McDonald examined the question of whether the Fourteenth Amendment binds states — and their political subdivisions, such as cities — to the rights protected by the Second Amendment, and concluded that the answer is yes.

Over the past century, the Supreme Court has relied on the Fourteenth Amendment’s Due Process Clause to selectively apply various rights, instead of directly employing the much more appropriate Privileges or Immunities Clause. And this is what the plurality did, in a tight opinion by Justice Samuel Alito, joined by the Chief Justice and Justices Antonin Scalia and Anthony Kennedy.

The Privileges or Immunities Clause forbids the states from passing “any law which shall abridge the privileges or immunities of citizens of the United States” — a term of art meaning the rights that all free people possess and that the government cannot abridge.

Unfortunately, the Privileges or Immunities Clause was strangled in its crib by a recalcitrant Reconstruction-era Supreme Court that refused to acknowledge the sea change in federal-state relations after the Civil War. In a set of 1873 cases on the regulation of Louisiana abattoirs — appropriately known as the Slaughterhouse Cases — the Court virtually erased the Privileges or Immunities Clause, reducing its contents to a risible set of federal rights.

While the majority of the Supreme Court chose to use the Due Process Clause, in a groundbreaking concurring opinion, Justice Clarence Thomas found that the right to keep and bear arms is protected by the Privileges or Immunities Clause. This stunning opinion corrects 140 years of flawed jurisprudence.

Of the Due Process Clause itself, Thomas wrote: “I cannot accept a theory of constitutional interpretation that rests on such tenuous footing” — robust criticism from a sitting justice of such a longstanding precedent.

Instead, Thomas wrote, “I believe this case presents an opportunity to reexamine, and begin the process of restoring, the meaning of the Fourteenth Amendment agreed upon by those who ratified it.” Justice Thomas thus found the right to keep and bear arms to be protected by the Privileges or Immunities Clause.

Although Justice Alito did not adopt Justice Thomas’s approach, his opinion took great pains not to reject or criticize it. The plurality simply did not feel the time was right to bring the Privileges or Immunities Clause back into the forefront of constitutional jurisprudence. Due to prudential concerns for precedent, the Court took what it saw was a simpler route instead of revisiting an older debate.

McDonald thus paints a bright picture for the future of constitutional liberty, and opens the door to reviving a long-ignored but powerful provision of our Constitution. Thomas’ clarion call for a liberty-focused originalism provides a step on which to build in future.
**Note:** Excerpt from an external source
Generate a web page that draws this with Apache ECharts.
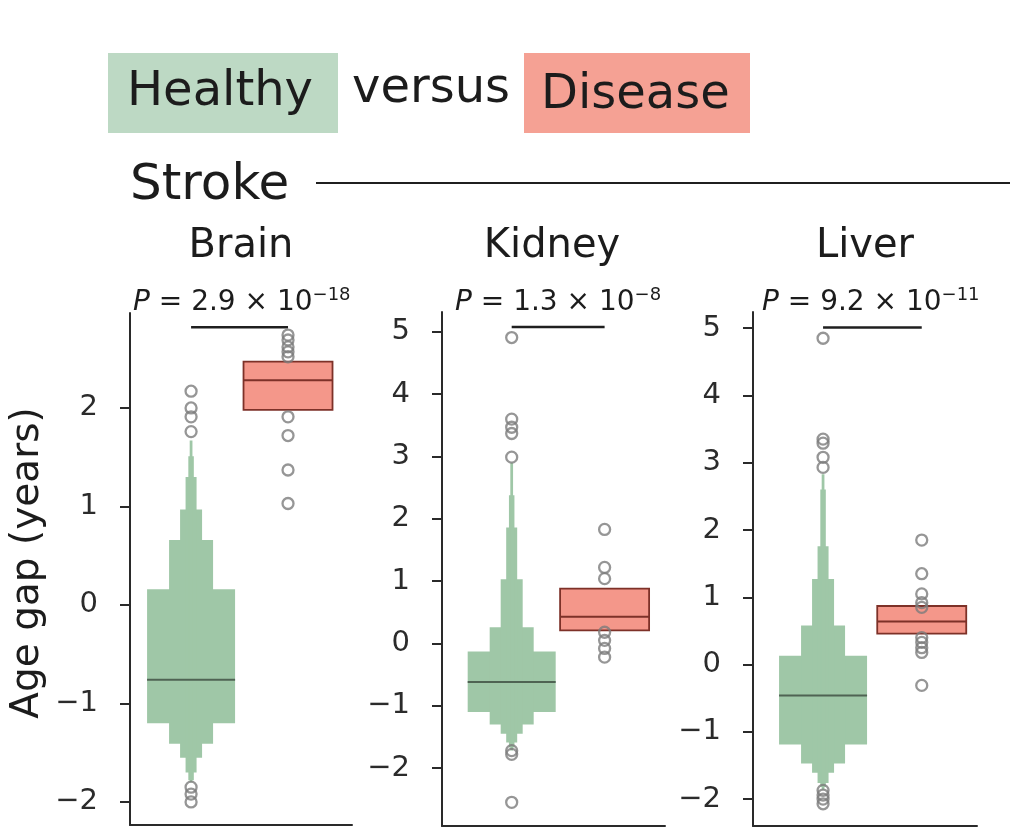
<!DOCTYPE html>
<html><head><meta charset="utf-8">
<script src="https://cdn.jsdelivr.net/npm/echarts@6/dist/echarts.min.js"></script>
<style>html,body{margin:0;padding:0;background:#fff}#c{width:1024px;height:831px}</style>
</head><body><div id="c"></div>
<script>
// ---------- data ----------
const organs = ['Brain', 'Kidney', 'Liver'];
const pMantissa = ['2.9', '1.3', '9.2'];
const pExponent = ['\u221218', '\u22128', '\u221211'];

const brainTicks = [-2, -1, 0, 1, 2];
const kidneyTicks = [-2, -1, 0, 1, 2, 3, 4, 5];
const liverTicks = [-2, -1, 0, 1, 2, 3, 4, 5];

// letter-value boxes for Healthy: [low, high] from widest (level 0) to narrowest
const brainHealthyLevels = [[-1.20, 0.16], [-1.41, 0.66], [-1.55, 0.97], [-1.70, 1.30], [-1.78, 1.51], [-1.80, 1.67]];
const kidneyHealthyLevels = [[-1.10, -0.13], [-1.30, 0.26], [-1.45, 1.03], [-1.59, 1.86], [-1.67, 2.38], [-1.72, 2.90]];
const liverHealthyLevels = [[-1.19, 0.13], [-1.47, 0.58], [-1.61, 1.27], [-1.76, 1.76], [-1.82, 2.60], [-1.86, 2.83]];

const brainHealthyMedian = -0.76;
const kidneyHealthyMedian = -0.62;
const liverHealthyMedian = -0.46;

const brainHealthyOutliers = [2.17, 2.00, 1.91, 1.76, -1.85, -1.92, -2.00];
const kidneyHealthyOutliers = [4.91, 3.60, 3.47, 3.37, 2.99, -1.72, -1.78, -2.55];
const liverHealthyOutliers = [4.85, 3.35, 3.29, 3.08, 2.93, -1.87, -1.94, -2.00, -2.07];

// Disease boxes: [q1, median, q3]
const brainDiseaseBox = [1.98, 2.28, 2.47];
const kidneyDiseaseBox = [0.21, 0.43, 0.88];
const liverDiseaseBox = [0.46, 0.64, 0.87];

const brainDiseaseOutliers = [2.74, 2.69, 2.62, 2.57, 2.52, 1.91, 1.72, 1.37, 1.03];
const kidneyDiseaseOutliers = [1.83, 1.22, 1.04, 0.18, 0.05, -0.08, -0.22];
const liverDiseaseOutliers = [1.85, 1.35, 1.05, 0.92, 0.85, 0.40, 0.33, 0.25, 0.18, -0.31];

// significance bracket height (value units)
const bracketLevels = [2.82, 5.08, 5.01];

// ---------- layout / style ----------
const FONT = 'DejaVu Sans';
const healthyFill = '#9fc7a7';
const diseaseFill = '#f4978a';
const diseaseEdge = '#7d3128';
const healthyMedianColor = '#4f6353';
const outlierColor = '#7c7c7c';
const axisColor = '#2a2a2a';
const textColor = '#1c1c1c';
const HALF_W = 44;
const DIS_HALF_W = 44.5;

const panels = [
  { left: 130, width: 222, top: 313, height: 512, yMin: -2.234, yMax: 2.964, xMin: -0.63, xMax: 1.66, ticks: brainTicks, pX: 133, titleX: 241 },
  { left: 442, width: 223, top: 312, height: 514, yMin: -2.93, yMax: 5.32, xMin: -0.75, xMax: 1.65, ticks: kidneyTicks, pX: 455, titleX: 552 },
  { left: 753, width: 224, top: 312, height: 514, yMin: -2.40, yMax: 5.24, xMin: -0.71, xMax: 1.56, ticks: liverTicks, pX: 762, titleX: 865 }
];

const healthyLevels = [brainHealthyLevels, kidneyHealthyLevels, liverHealthyLevels];
const healthyMedians = [brainHealthyMedian, kidneyHealthyMedian, liverHealthyMedian];
const healthyOutliers = [brainHealthyOutliers, kidneyHealthyOutliers, liverHealthyOutliers];
const diseaseBoxes = [brainDiseaseBox, kidneyDiseaseBox, liverDiseaseBox];
const diseaseOutliers = [brainDiseaseOutliers, kidneyDiseaseOutliers, liverDiseaseOutliers];

const fmt = v => String(v).replace('-', '\u2212');

const grid = [], xAxis = [], yAxis = [], series = [];
panels.forEach((p, i) => {
  grid.push({ left: p.left, top: p.top, width: p.width, height: p.height, containLabel: false });
  xAxis.push({
    type: 'value', gridIndex: i, min: p.xMin, max: p.xMax,
    axisLine: { show: true, onZero: false, lineStyle: { color: axisColor, width: 2 } },
    axisTick: { show: false }, axisLabel: { show: false }, splitLine: { show: false }
  });
  yAxis.push({
    type: 'value', gridIndex: i, min: p.yMin, max: p.yMax,
    axisLine: { show: true, onZero: false, lineStyle: { color: axisColor, width: 2 } },
    axisTick: { show: true, customValues: p.ticks, length: 10, lineStyle: { color: axisColor, width: 2 } },
    axisLabel: { show: true, customValues: p.ticks, formatter: fmt, fontFamily: FONT, fontSize: 29, color: '#2b2b2b', margin: 32 },
    splitLine: { show: false }
  });

  // healthy letter-value boxes
  series.push({
    type: 'custom', xAxisIndex: i, yAxisIndex: i, z: 2,
    data: healthyLevels[i].map((lv, k) => [0, lv[0], lv[1], k]),
    renderItem: (params, api) => {
      const x = api.value(0), lo = api.value(1), hi = api.value(2), lvl = api.value(3);
      const t = api.coord([x, hi]), b = api.coord([x, lo]);
      const hw = HALF_W / Math.pow(2, lvl);
      return { type: 'rect', shape: { x: t[0] - hw, y: t[1], width: 2 * hw, height: b[1] - t[1] }, style: { fill: healthyFill } };
    }
  });
  // healthy median
  series.push({
    type: 'custom', xAxisIndex: i, yAxisIndex: i, z: 3,
    data: [[0, healthyMedians[i]]],
    renderItem: (params, api) => {
      const c = api.coord([api.value(0), api.value(1)]);
      return { type: 'line', shape: { x1: c[0] - HALF_W, y1: c[1], x2: c[0] + HALF_W, y2: c[1] }, style: { stroke: healthyMedianColor, lineWidth: 2 } };
    }
  });
  // disease box
  series.push({
    type: 'custom', xAxisIndex: i, yAxisIndex: i, z: 3,
    data: [[1].concat(diseaseBoxes[i])],
    renderItem: (params, api) => {
      const x = api.value(0);
      const q1 = api.coord([x, api.value(1)]), md = api.coord([x, api.value(2)]), q3 = api.coord([x, api.value(3)]);
      return {
        type: 'group', children: [
          { type: 'rect', shape: { x: q3[0] - DIS_HALF_W, y: q3[1], width: 2 * DIS_HALF_W, height: q1[1] - q3[1] }, style: { fill: diseaseFill, stroke: diseaseEdge, lineWidth: 1.8 } },
          { type: 'line', shape: { x1: md[0] - DIS_HALF_W, y1: md[1], x2: md[0] + DIS_HALF_W, y2: md[1] }, style: { stroke: diseaseEdge, lineWidth: 2 } }
        ]
      };
    }
  });
  // outliers
  [[0, healthyOutliers[i]], [1, diseaseOutliers[i]]].forEach(([gx, arr]) => {
    series.push({
      type: 'scatter', xAxisIndex: i, yAxisIndex: i, z: 5,
      symbol: 'circle', symbolSize: 11,
      itemStyle: { color: 'rgba(255,255,255,0)', borderColor: outlierColor, borderWidth: 2.3 },
      data: arr.map(v => [gx, v]), silent: true
    });
  });
  // bracket
  series.push({
    type: 'line', xAxisIndex: i, yAxisIndex: i, z: 4, symbol: 'none', silent: true,
    lineStyle: { color: '#1f1f1f', width: 2.5 },
    data: [[0, bracketLevels[i]], [1, bracketLevels[i]]]
  });
});

const graphic = [
  { type: 'rect', shape: { x: 108, y: 53, width: 230, height: 80 }, style: { fill: '#bdd9c4' } },
  { type: 'text', x: 127, y: 93, style: { text: 'Healthy', font: '48px "' + FONT + '"', fill: textColor, verticalAlign: 'middle' } },
  { type: 'text', x: 352, y: 90, style: { text: 'versus', font: '48px "' + FONT + '"', fill: textColor, verticalAlign: 'middle' } },
  { type: 'rect', shape: { x: 524, y: 53, width: 226, height: 80 }, style: { fill: '#f5a194' } },
  { type: 'text', x: 541, y: 96, style: { text: 'Disease', font: '48px "' + FONT + '"', fill: textColor, verticalAlign: 'middle' } },
  { type: 'text', x: 130, y: 186, style: { text: 'Stroke', font: '50px "' + FONT + '"', fill: textColor, verticalAlign: 'middle' } },
  { type: 'line', shape: { x1: 316, y1: 183, x2: 1010, y2: 183 }, style: { stroke: '#1f1f1f', lineWidth: 2 } },
  { type: 'text', x: 28, y: 563, rotation: Math.PI / 2, style: { text: 'Age gap (years)', font: '39px "' + FONT + '"', fill: textColor, align: 'center', verticalAlign: 'middle' } }
];
panels.forEach((p, i) => {
  graphic.push({ type: 'text', x: p.titleX, y: 247, style: { text: organs[i], font: '40px "' + FONT + '"', fill: textColor, align: 'center', verticalAlign: 'middle' } });
  graphic.push({
    type: 'text', x: p.pX, y: 303,
    style: {
      text: '{i|P}{n| = ' + pMantissa[i] + ' \u00d7 10}{s|' + pExponent[i] + '}',
      verticalAlign: 'middle', fill: textColor,
      rich: {
        i: { fontFamily: FONT, fontStyle: 'italic', fontSize: 28, fill: textColor, lineHeight: 33 },
        n: { fontFamily: FONT, fontSize: 28, fill: textColor, lineHeight: 33 },
        s: { fontFamily: FONT, fontSize: 18, fill: textColor, verticalAlign: 'top', lineHeight: 21 }
      }
    }
  });
});

const chart = echarts.init(document.getElementById('c'), null, { renderer: 'canvas' });
chart.setOption({ animation: false, backgroundColor: '#fff', grid, xAxis, yAxis, series, graphic });
</script></body></html>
In the annals of Supreme Court history, solo opinions that introduce novel ideas often start a trickle of discussions. These arguments swirl and strengthen, and over time flow into a paradigm shift in constitutional law. Look no further than the monumental significance of Justice John Marshall Harlan’s dissent in Plessy v. Fergusson, which argued that separate is not equal. Harlan’s lone voice was crucial in starting the Court on a jurisprudential crescendo culminating in Brown v. Board of Education.

Thomas’s opinion in McDonald v. Chicago — even more noteworthy, because he was the decisive fifth vote for the majority opinion rather than a dissenter — has planted a similar seed, paving the way for the Privileges or Immunities Clause to protect our most basic freedoms.